Ayat di atas menjelaskan bahwa setiap umat atau manusia diberi kesempatan sama oleh Allah Ta'ala untuk berkompetisi dalam kebaikan. Siapa pun berhak merebut piala akhirat tanpa melihat rupa, harta, dan status negara dengan amal kebaikan menurut mereka masing-masing.
Meskipun demikian, tentu tidak setiap peserta kompetisi kebaikan itu akan meraih piala akhirat (surga). Sebagaimana tidak semua negara yang berkompetisi dalam sepak bola dunia akan mendapatkan piala. Untuk meraih piala akhirat, syarat utama peserta dalam kompetisi kebaikan itu harus dalam kondisi beriman.
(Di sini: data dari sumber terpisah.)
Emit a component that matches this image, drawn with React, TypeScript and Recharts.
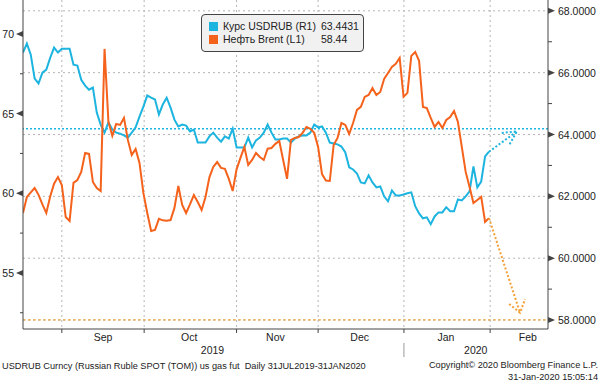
import React from 'react';
import { LineChart, Line, XAxis, YAxis, CartesianGrid, ReferenceLine } from 'recharts';

const FONT = '"Liberation Sans", Arial, sans-serif';
const CYAN = '#1db4e0';
const ORANGE = '#f4621b';
const ORANGE_LIGHT = '#f5a033';
const AXIS = '#444';

// USDRUB, right axis (R1), one value per trading day from mid-Aug 2019 to 31 Jan 2020
const usdrub = [
  66.65, 66.94, 66.58, 65.81, 65.65, 66.0, 66.1, 66.48, 66.81, 66.65,
  66.77, 66.77, 66.77, 66.26, 66.23, 65.77, 65.58, 65.45, 65.52, 64.71,
  64.32, 64.06, 64.39, 64.16, 64.06, 64.03, 63.97, 63.9, 64.06, 64.23,
  64.58, 64.9, 65.26, 65.19, 65.13, 64.65, 64.97, 65.19, 64.87, 64.48,
  64.26, 64.32, 64.29, 64.1, 64.16, 63.74, 63.74, 63.74, 63.94, 64.06,
  63.9, 63.77, 63.94, 63.87, 64.19, 63.58, 63.58, 63.58, 63.9, 63.58,
  63.81, 63.9, 64.06, 64.32, 64.06, 63.84, 63.84, 63.87, 63.87, 63.74,
  63.87, 63.94, 63.97, 63.97, 64.06, 64.32, 64.23, 64.26, 64.06, 63.74,
  63.71, 63.68, 63.61, 63.42, 62.94, 62.87, 62.74, 62.45, 62.42, 62.68,
  62.45, 62.29, 62.32, 62.0, 61.84, 62.19, 62.03, 62.03, 62.06, 62.1,
  62.13, 61.68, 61.45, 61.29, 61.32, 61.1, 61.35, 61.48, 61.48, 61.65,
  61.52, 61.52, 61.9, 61.87, 62.0, 62.16, 62.97, 62.29, 62.48, 63.29,
  63.4431,
];

// Brent, left axis (L1)
const brent = [
  58.76, 59.77, 60.05, 60.33, 59.9, 59.3, 58.76, 59.8, 60.6, 61.02,
  60.52, 58.51, 58.26, 60.65, 60.83, 61.34, 62.53, 62.47, 60.71, 60.33,
  60.14, 69.06, 64.48, 63.6, 64.35, 64.29, 64.73, 63.35, 62.4, 62.78,
  61.9, 60.02, 58.76, 57.63, 57.7, 58.39, 58.3, 58.28, 58.32, 59.08,
  60.46, 59.27, 58.76, 59.3, 59.89, 59.45, 58.95, 59.77, 61.0, 61.65,
  61.96, 61.59, 61.53, 60.9, 60.14, 61.5, 62.22, 62.91, 61.78, 62.09,
  62.53, 62.28, 62.09, 62.8, 62.84, 63.1, 63.28, 62.09, 60.9, 63.35,
  63.47, 63.53, 63.79, 64.16, 64.04, 63.79, 62.91, 61.2, 60.8, 60.77,
  63.03, 63.47, 64.41, 64.29, 63.72, 64.41, 65.23, 65.42, 66.05, 66.17,
  66.61, 66.17, 66.36, 67.18, 67.55, 67.93, 68.12, 68.49, 66.05, 66.3,
  68.62, 68.87, 68.31, 65.42, 65.35, 64.73, 64.16, 64.48, 64.1, 64.6,
  64.79, 65.17, 64.48, 62.91, 61.34, 60.4, 59.39, 59.58, 59.77, 58.2,
  58.44,
];

const days = usdrub.map((_, i) => i);

// forecast arrows
const usdArrowDays = [120, 127.2];
const usdArrowValues = [63.4431, 64.1];
const usdHeadDays = [123.3, 127.2, 125.3];
const usdHeadValues = [64.05, 64.1, 63.68];
const brentArrowDays = [120, 128];
const brentArrowValues = [58.44, 52.5];
const brentHeadDays = [125.2, 128, 129.3];
const brentHeadValues = [53.05, 52.5, 53.35];

const usdLevel = 64.19;
const brentLevel = 52.05;

const monthStarts = [10, 31.2, 55, 76, 98.1, 120.3];
const monthNames = ['Sep', 'Oct', 'Nov', 'Dec', 'Jan', 'Feb'];
const monthMids = [20.6, 42.8, 65, 86.7, 108.9, 130];
const years = ['2019', '2020'];
const yearMids = [48.8, 116.6];
const yearBreaks = [98.1];

const leftTicks = [52.5, 55, 57.5, 60, 62.5, 65, 67.5, 70];
const rightTicks = [58, 59, 60, 61, 62, 63, 64, 65, 66, 67, 68];
const rightGrid = [58, 60, 62, 64, 66, 68];

const rows = days.map((d, i) => ({ day: d, usdrub: usdrub[i], brent: brent[i] }));
const toPts = (xs: number[], ys: number[]) => xs.map((d, i) => ({ day: d, v: ys[i] }));

const XTick = ({ x, y, payload }: any) => {
  const v = payload.value;
  const mi = monthMids.indexOf(v);
  if (mi >= 0) {
    return (
      <text x={x} y={y + 12} textAnchor="middle" fontSize={10.5} fill="#222" fontFamily={FONT}>
        {monthNames[mi]}
      </text>
    );
  }
  const yi = yearMids.indexOf(v);
  if (yi >= 0) {
    return (
      <text x={x} y={y + 25} textAnchor="middle" fontSize={10.5} fill="#222" fontFamily={FONT}>
        {years[yi]}
      </text>
    );
  }
  return (
    <g>
      <line x1={x} x2={x} y1={y} y2={y + 4} stroke={AXIS} />
      {yearBreaks.includes(v) && <line x1={x} x2={x} y1={y + 14} y2={y + 28} stroke="#999" />}
    </g>
  );
};

const LeftTick = ({ x, y, payload }: any) => {
  const v = payload.value;
  if (v % 5 !== 0) return <line x1={x - 3} x2={x} y1={y} y2={y} stroke={AXIS} />;
  return (
    <g>
      <polygon points={`${x},${y - 3} ${x},${y + 3} ${x - 7},${y}`} fill={AXIS} />
      <text x={x - 9} y={y + 4} textAnchor="end" fontSize={10.5} fill="#222" fontFamily={FONT}>
        {v}
      </text>
    </g>
  );
};

const RightTick = ({ x, y, payload }: any) => {
  const v = payload.value;
  if (v % 2 !== 0) return <line x1={x} x2={x + 4} y1={y} y2={y} stroke={AXIS} />;
  return (
    <g>
      <polygon points={`${x},${y - 3} ${x},${y + 3} ${x + 7},${y}`} fill={AXIS} />
      <text x={x + 10} y={y + 4} textAnchor="start" fontSize={10.5} fill="#222" fontFamily={FONT}>
        {v.toFixed(4)}
      </text>
    </g>
  );
};

const Swatch = ({ color }: { color: string }) => (
  <span style={{ display: 'inline-block', width: 9, height: 9, background: color, marginRight: 5 }} />
);

const App: React.FC = () => {
  return (
    <div style={{ position: 'absolute', left: 0, top: 0, width: 600, height: 385, background: '#fff', fontFamily: FONT }}>
      <LineChart width={600} height={385} data={rows} margin={{ top: 0, right: 0, bottom: 26, left: 0 }}>
        <CartesianGrid
          yAxisId="right"
          horizontalValues={rightGrid}
          verticalValues={monthStarts}
          stroke="#b5b5b5"
          strokeDasharray="2 3"
        />
        <XAxis
          type="number"
          dataKey="day"
          domain={[0, 135.2]}
          allowDataOverflow
          ticks={[...monthStarts, ...monthMids, ...yearMids]}
          interval={0}
          tick={<XTick />}
          tickLine={false}
          tickSize={0}
          tickMargin={0}
          height={30}
          stroke={AXIS}
        />
        <YAxis
          yAxisId="left"
          orientation="left"
          domain={[51.48, 72.13]}
          allowDataOverflow
          ticks={leftTicks}
          interval={0}
          tick={<LeftTick />}
          tickLine={false}
          tickSize={0}
          tickMargin={0}
          width={23}
          stroke={AXIS}
        />
        <YAxis
          yAxisId="right"
          orientation="right"
          domain={[57.71, 68.35]}
          allowDataOverflow
          ticks={rightTicks}
          interval={0}
          tick={<RightTick />}
          tickLine={false}
          tickSize={0}
          tickMargin={0}
          width={52}
          stroke={AXIS}
        />
        <ReferenceLine yAxisId="right" y={usdLevel} stroke={CYAN} strokeDasharray="2 2" strokeWidth={1.5} />
        <ReferenceLine yAxisId="left" y={brentLevel} stroke={ORANGE_LIGHT} strokeDasharray="3 2" strokeWidth={1} />
        <Line yAxisId="right" dataKey="usdrub" stroke={CYAN} strokeWidth={2} dot={false} isAnimationActive={false} />
        <Line yAxisId="left" dataKey="brent" stroke={ORANGE} strokeWidth={2} dot={false} isAnimationActive={false} />
        <Line yAxisId="right" data={toPts(usdArrowDays, usdArrowValues)} dataKey="v" stroke={CYAN} strokeWidth={2} strokeDasharray="2 2" dot={false} isAnimationActive={false} />
        <Line yAxisId="right" data={toPts(usdHeadDays, usdHeadValues)} dataKey="v" stroke={CYAN} strokeWidth={2} strokeDasharray="2 2" dot={false} isAnimationActive={false} />
        <Line yAxisId="left" data={toPts(brentArrowDays, brentArrowValues)} dataKey="v" stroke={ORANGE_LIGHT} strokeWidth={2} strokeDasharray="2 2" dot={false} isAnimationActive={false} />
        <Line yAxisId="left" data={toPts(brentHeadDays, brentHeadValues)} dataKey="v" stroke={ORANGE_LIGHT} strokeWidth={2} strokeDasharray="2 2" dot={false} isAnimationActive={false} />
      </LineChart>

      <div
        style={{
          position: 'absolute', left: 201, top: 14, width: 163, height: 38, boxSizing: 'border-box',
          border: '1px solid #444', borderRadius: 4, background: '#f1f1f1', fontSize: 10.5, color: '#222',
          padding: '5px 0 0 7px', lineHeight: '13px',
        }}
      >
        <div style={{ display: 'flex', alignItems: 'center' }}>
          <Swatch color={CYAN} />
          <span style={{ width: 98 }}>Курс USDRUB (R1)</span>
          <span>63.4431</span>
        </div>
        <div style={{ display: 'flex', alignItems: 'center' }}>
          <Swatch color={ORANGE} />
          <span style={{ width: 98 }}>Нефть Brent (L1)</span>
          <span>58.44</span>
        </div>
      </div>

      <div style={{ position: 'absolute', left: 2, top: 360, fontSize: 9.2, color: '#222', whiteSpace: 'pre', lineHeight: '12px' }}>
        USDRUB Curncy (Russian Ruble SPOT (TOM)) us gas fut  Daily 31JUL2019-31JAN2020
      </div>
      <div style={{ position: 'absolute', right: 2, top: 360, fontSize: 9.2, color: '#222', textAlign: 'right', lineHeight: '11.5px' }}>
        <div>Copyright© 2020 Bloomberg Finance L.P.</div>
        <div>31-Jan-2020 15:05:14</div>
      </div>
    </div>
  );
};

export default App;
Allah Ta'ala berfirman: "Barangsiapa yang beramal soleh (kebajikan), baik laki-laki maupun perempuan dalam kondisi beriman, maka pasti akan Kami berikan kepadanya kehidupan yang baik" (QS An Nahl: 97).
Menurut sebagian ulama, yang dimaksud dengan kehidupan yang baik (hayaatan thoyyibah) yang diberikan kepada pelaku kebaikan yang beriman pada ayat ini, adalah surga Allah Ta'ala.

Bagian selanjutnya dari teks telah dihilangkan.